• [TASK TO CARRY OUT]:
Every line of the data that contains the string "matplotlib" must be copied.

------ RECORDED INFORMATION ------

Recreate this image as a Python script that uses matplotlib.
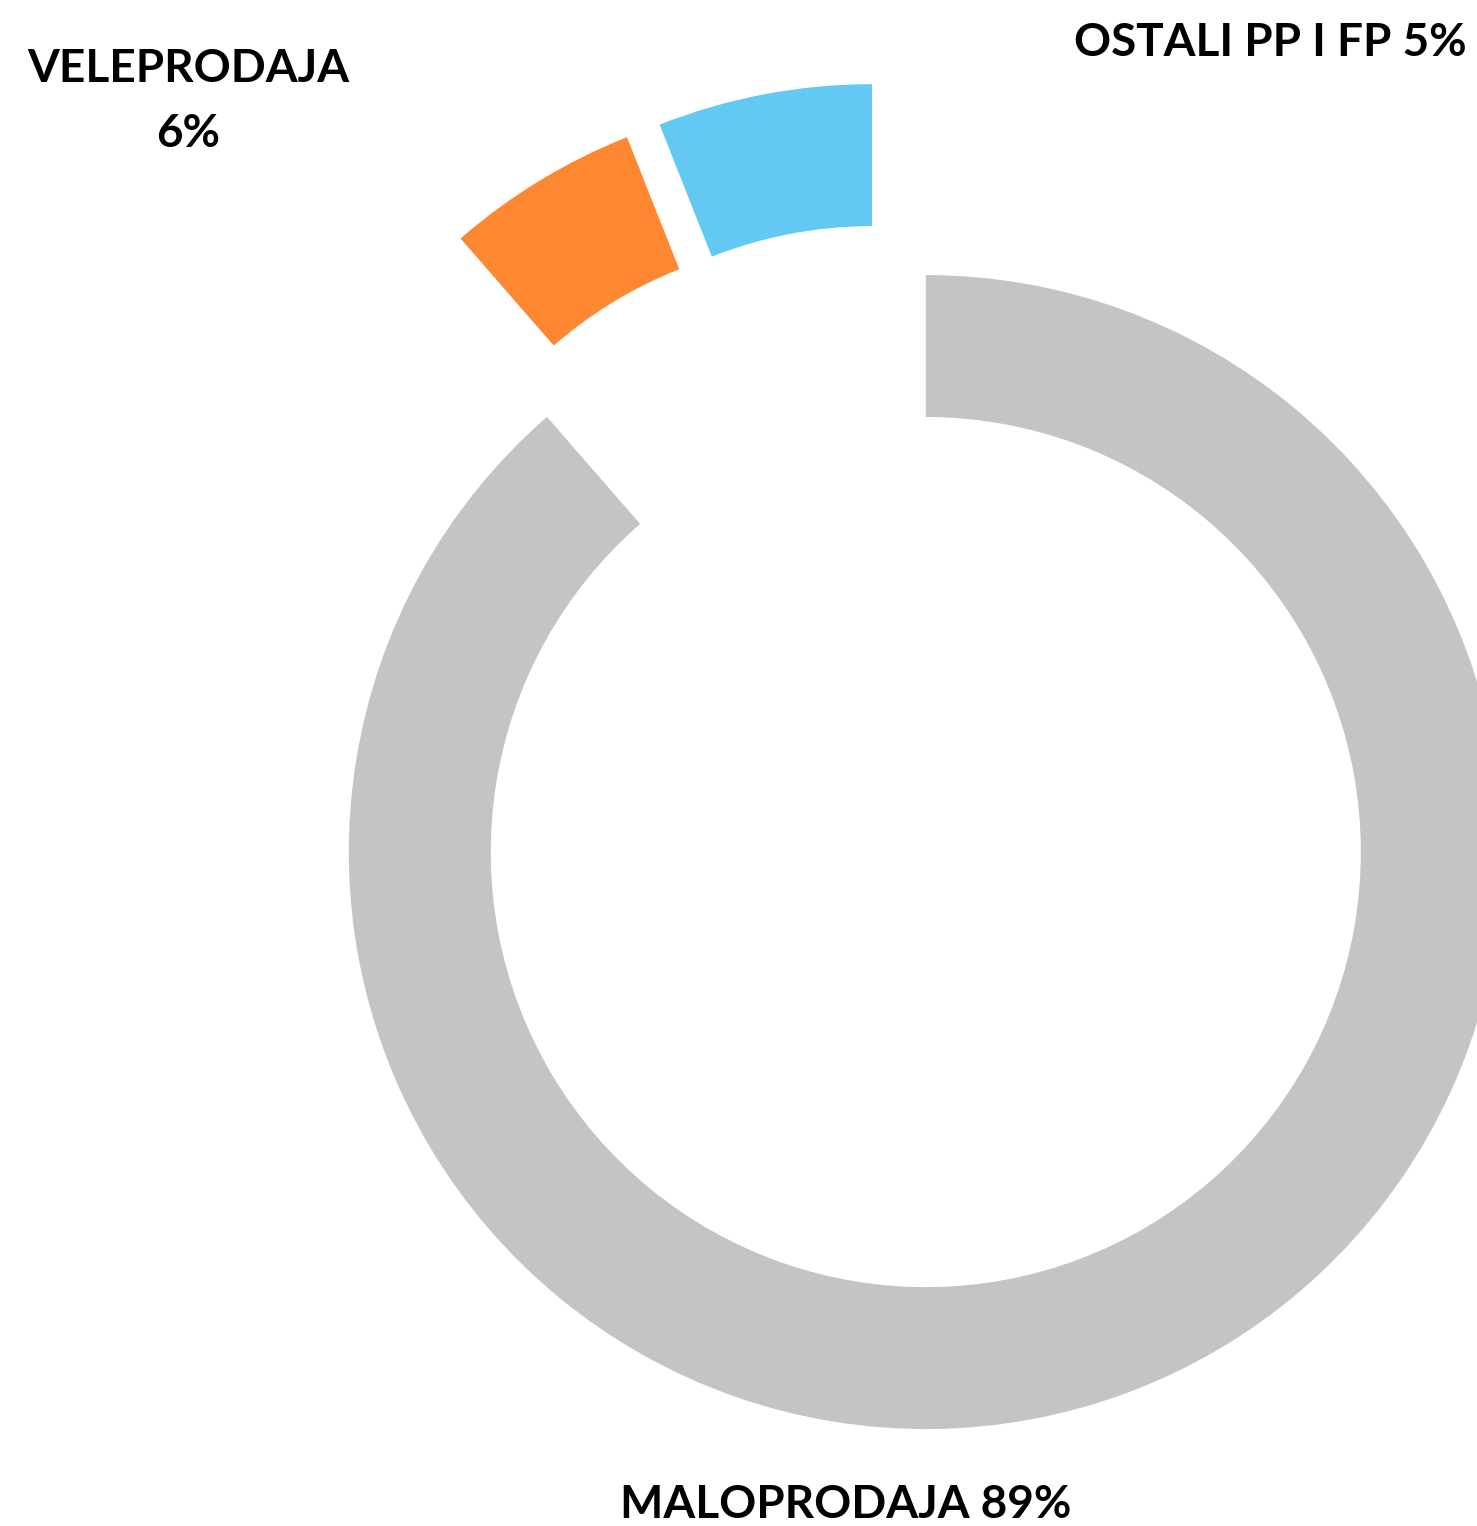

------
------ RECORDED INFORMATION ------

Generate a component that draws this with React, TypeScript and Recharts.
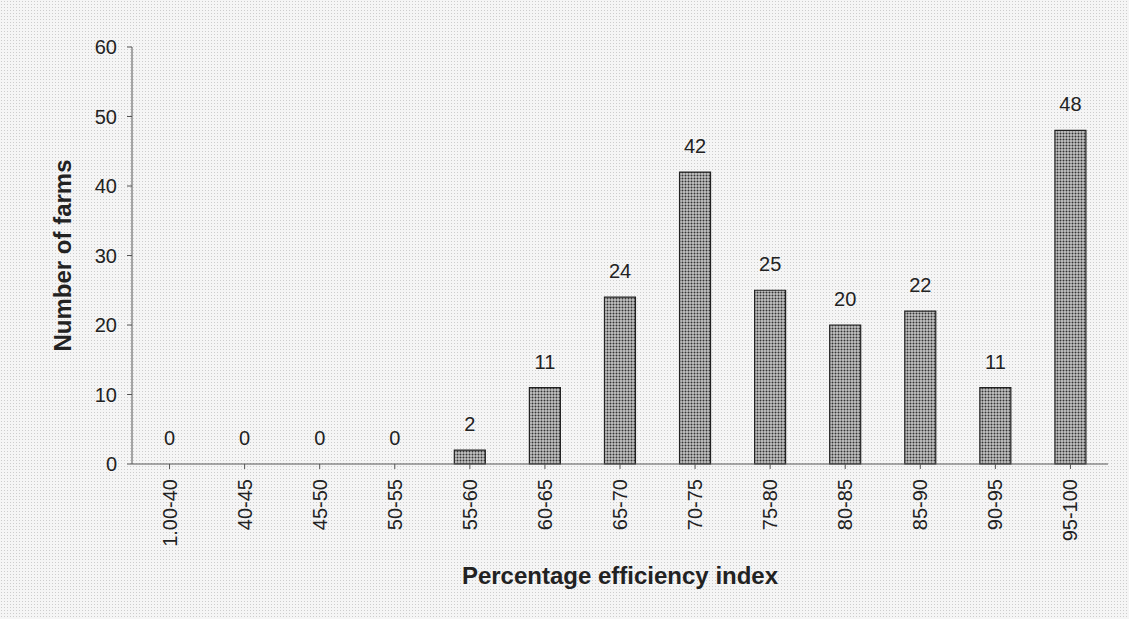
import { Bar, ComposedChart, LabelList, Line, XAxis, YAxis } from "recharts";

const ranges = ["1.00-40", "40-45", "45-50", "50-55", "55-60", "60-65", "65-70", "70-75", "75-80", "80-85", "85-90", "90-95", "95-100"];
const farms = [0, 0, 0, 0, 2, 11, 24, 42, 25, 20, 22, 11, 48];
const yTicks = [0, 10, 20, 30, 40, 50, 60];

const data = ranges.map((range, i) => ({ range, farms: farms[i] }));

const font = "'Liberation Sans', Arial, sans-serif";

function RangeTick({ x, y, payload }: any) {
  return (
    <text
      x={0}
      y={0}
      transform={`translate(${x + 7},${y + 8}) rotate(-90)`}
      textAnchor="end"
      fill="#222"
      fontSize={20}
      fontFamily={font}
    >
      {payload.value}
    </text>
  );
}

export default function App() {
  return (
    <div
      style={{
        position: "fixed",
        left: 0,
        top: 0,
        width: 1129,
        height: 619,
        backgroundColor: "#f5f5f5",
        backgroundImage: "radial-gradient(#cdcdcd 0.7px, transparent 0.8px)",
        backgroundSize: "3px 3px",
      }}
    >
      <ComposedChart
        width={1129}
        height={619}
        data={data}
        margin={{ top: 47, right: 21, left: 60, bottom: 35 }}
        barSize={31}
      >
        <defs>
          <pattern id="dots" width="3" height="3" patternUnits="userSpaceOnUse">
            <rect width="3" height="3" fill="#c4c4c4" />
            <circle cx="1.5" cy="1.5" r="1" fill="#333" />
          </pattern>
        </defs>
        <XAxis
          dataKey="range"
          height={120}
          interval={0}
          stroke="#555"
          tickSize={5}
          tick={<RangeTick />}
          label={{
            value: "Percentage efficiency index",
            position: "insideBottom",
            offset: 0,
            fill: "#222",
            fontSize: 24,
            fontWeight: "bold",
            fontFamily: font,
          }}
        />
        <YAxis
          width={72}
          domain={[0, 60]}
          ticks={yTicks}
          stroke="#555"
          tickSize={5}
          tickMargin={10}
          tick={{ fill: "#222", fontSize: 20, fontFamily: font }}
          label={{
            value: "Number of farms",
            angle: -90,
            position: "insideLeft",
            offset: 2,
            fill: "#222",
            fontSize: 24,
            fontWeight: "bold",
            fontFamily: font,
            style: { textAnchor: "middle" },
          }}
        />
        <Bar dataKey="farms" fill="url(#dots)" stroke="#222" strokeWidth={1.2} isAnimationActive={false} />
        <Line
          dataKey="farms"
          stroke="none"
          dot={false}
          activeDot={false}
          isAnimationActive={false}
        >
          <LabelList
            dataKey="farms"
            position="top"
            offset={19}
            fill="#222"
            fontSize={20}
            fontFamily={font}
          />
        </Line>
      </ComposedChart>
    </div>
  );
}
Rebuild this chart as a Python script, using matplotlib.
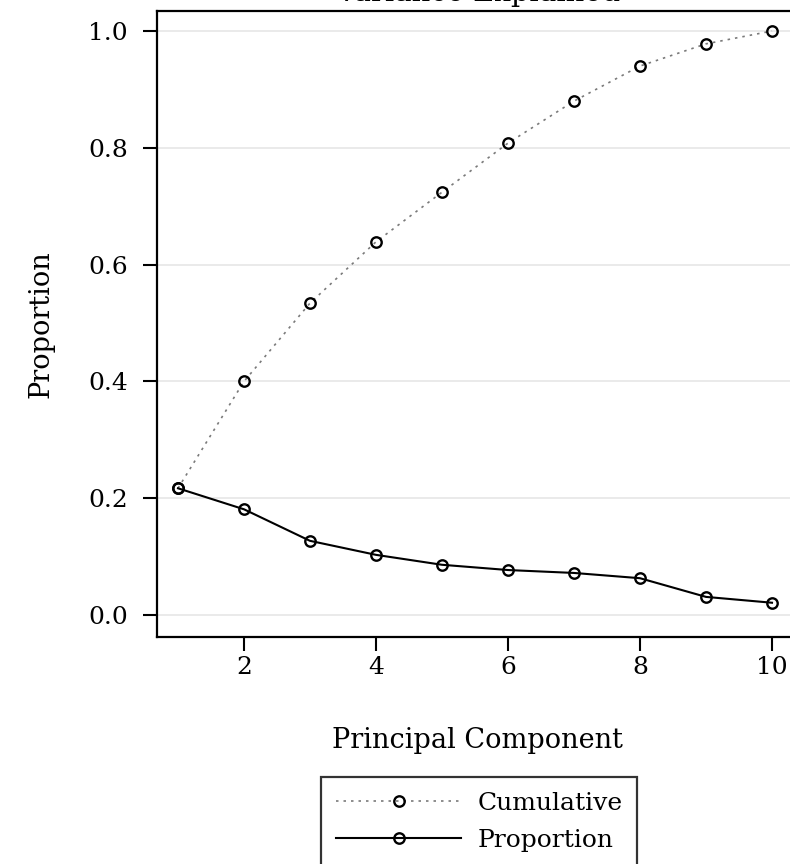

------

• [RESULT BELOW]:
Recreate this image as a Python script that uses matplotlib.
Rebuild this chart as a Python script, using matplotlib.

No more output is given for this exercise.